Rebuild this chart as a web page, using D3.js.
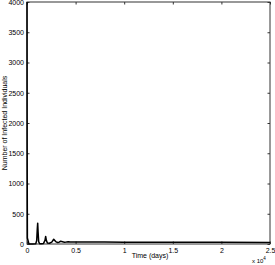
<!DOCTYPE html>
<html>
<head>
<meta charset="utf-8">
<script src="https://cdn.jsdelivr.net/npm/d3@7"></script>
<style>
  body { margin: 0; background: #fff; }
  text { font-family: "Liberation Sans", Arial, sans-serif; fill: #000; }
</style>
</head>
<body>
<div id="chart"><svg></svg></div>
<script>
const width = 275;
const height = 265;

// time in days, infected count
const days = [0, 15, 40, 200, 600, 900, 1000, 1060, 1100, 1140, 1200, 1300, 1500, 1700, 1850, 1920, 1990, 2100, 2300, 2550, 2750, 2950, 3150, 3300, 3470, 3650, 3850, 4050, 4250, 4450, 4700, 5000, 6000, 8000, 10000, 15000, 20000, 25000];
const infected = [4000, 1500, 100, 2, 1, 5, 60, 250, 345, 200, 40, 5, 3, 10, 60, 125, 60, 15, 12, 30, 78, 40, 25, 30, 45, 38, 30, 33, 38, 34, 32, 33, 34, 32, 30, 28, 27, 26];

const xTicks = [0, 5000, 10000, 15000, 20000, 25000];
const xTickLabels = ['0', '0.5', '1', '1.5', '2', '2.5'];
const yTicks = [0, 500, 1000, 1500, 2000, 2500, 3000, 3500, 4000];

const margin = {left: 27, right: 5, top: 2, bottom: 21};

const svg = d3.select('#chart').select('svg')
    .attr('width', width)
    .attr('height', height);

const x = d3.scaleLinear()
    .domain([0, 25000])
    .range([margin.left, width - margin.right]);

const y = d3.scaleLinear()
    .domain([0, 4000])
    .range([height - margin.bottom, margin.top]);

const tickLen = 2.5;
const axisColor = '#333';

// ticks pointing inward, on all four sides
function box(axis, transform) {
    const g = svg.append('g').attr('transform', transform).call(axis);
    g.select('.domain').remove();
    g.selectAll('line').attr('stroke', axisColor);
    return g;
}

const gx = box(d3.axisBottom(x).tickValues(xTicks).tickSizeInner(-tickLen).tickSizeOuter(0)
        .tickFormat((d, i) => xTickLabels[i]),
    `translate(0,${y(0)})`);
gx.selectAll('text').attr('dy', '0.9em').attr('y', 3).style('font-size', '7px').attr('fill', '#000');

box(d3.axisTop(x).tickValues(xTicks).tickSizeInner(-tickLen).tickFormat(''), `translate(0,${y(4000)})`);

const gy = box(d3.axisLeft(y).tickValues(yTicks).tickSizeInner(-tickLen).tickSizeOuter(0)
        .tickFormat(d3.format('d')),
    `translate(${x(0)},0)`);
gy.selectAll('text').attr('x', -3).style('font-size', '7px').attr('fill', '#000');

box(d3.axisRight(y).tickValues(yTicks).tickSizeInner(-tickLen).tickFormat(''), `translate(${x(25000)},0)`);

// frame
svg.append('rect')
    .attr('x', x(0)).attr('y', y(4000))
    .attr('width', x(25000) - x(0)).attr('height', y(0) - y(4000))
    .attr('fill', 'none').attr('stroke', axisColor).attr('stroke-width', 1);

// data line
const line = d3.line()
    .x((d, i) => x(days[i]))
    .y(d => y(d));

svg.append('path')
    .datum(infected)
    .attr('d', line)
    .attr('fill', 'none')
    .attr('stroke', '#000')
    .attr('stroke-width', 1.5)
    .attr('stroke-linejoin', 'round');

// labels
svg.append('text')
    .attr('x', 150).attr('y', 258)
    .attr('text-anchor', 'middle')
    .style('font-size', '7px')
    .text('Time (days)');

const sci = svg.append('text')
    .attr('x', 252).attr('y', 263)
    .style('font-size', '6px');
sci.append('tspan').text('x 10');
sci.append('tspan').attr('dy', -3).style('font-size', '4.5px').text('4');

svg.append('text')
    .attr('transform', `translate(7,${(y(0) + y(4000)) / 2}) rotate(-90)`)
    .attr('text-anchor', 'middle')
    .style('font-size', '7px')
    .text('Number of Infected Individuals');
</script>
</body>
</html>
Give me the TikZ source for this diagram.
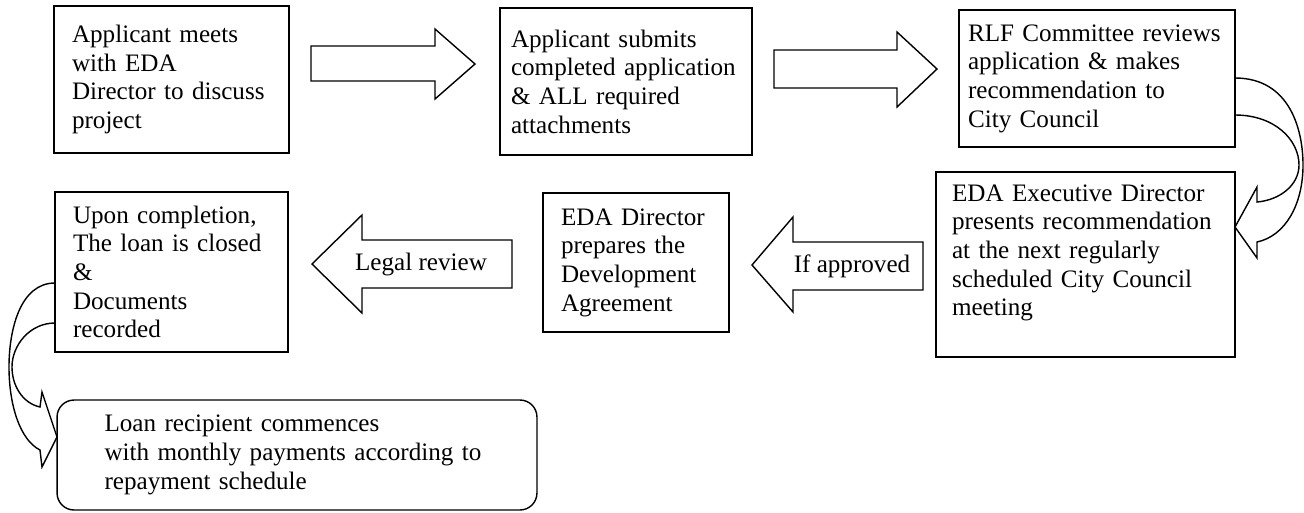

- TASK DIRECTIONS -
Every line from the start of the listing above through the line with "28, 27, 26];" should be repeated exactly; skip the pictures and add nothing else.

- CORRECT OUTPUT -
Rebuild this chart as a web page, using D3.js.
<!DOCTYPE html>
<html>
<head>
<meta charset="utf-8">
<script src="https://cdn.jsdelivr.net/npm/d3@7"></script>
<style>
  body { margin: 0; background: #fff; }
  text { font-family: "Liberation Sans", Arial, sans-serif; fill: #000; }
</style>
</head>
<body>
<div id="chart"><svg></svg></div>
<script>
const width = 275;
const height = 265;

// time in days, infected count
const days = [0, 15, 40, 200, 600, 900, 1000, 1060, 1100, 1140, 1200, 1300, 1500, 1700, 1850, 1920, 1990, 2100, 2300, 2550, 2750, 2950, 3150, 3300, 3470, 3650, 3850, 4050, 4250, 4450, 4700, 5000, 6000, 8000, 10000, 15000, 20000, 25000];
const infected = [4000, 1500, 100, 2, 1, 5, 60, 250, 345, 200, 40, 5, 3, 10, 60, 125, 60, 15, 12, 30, 78, 40, 25, 30, 45, 38, 30, 33, 38, 34, 32, 33, 34, 32, 30, 28, 27, 26];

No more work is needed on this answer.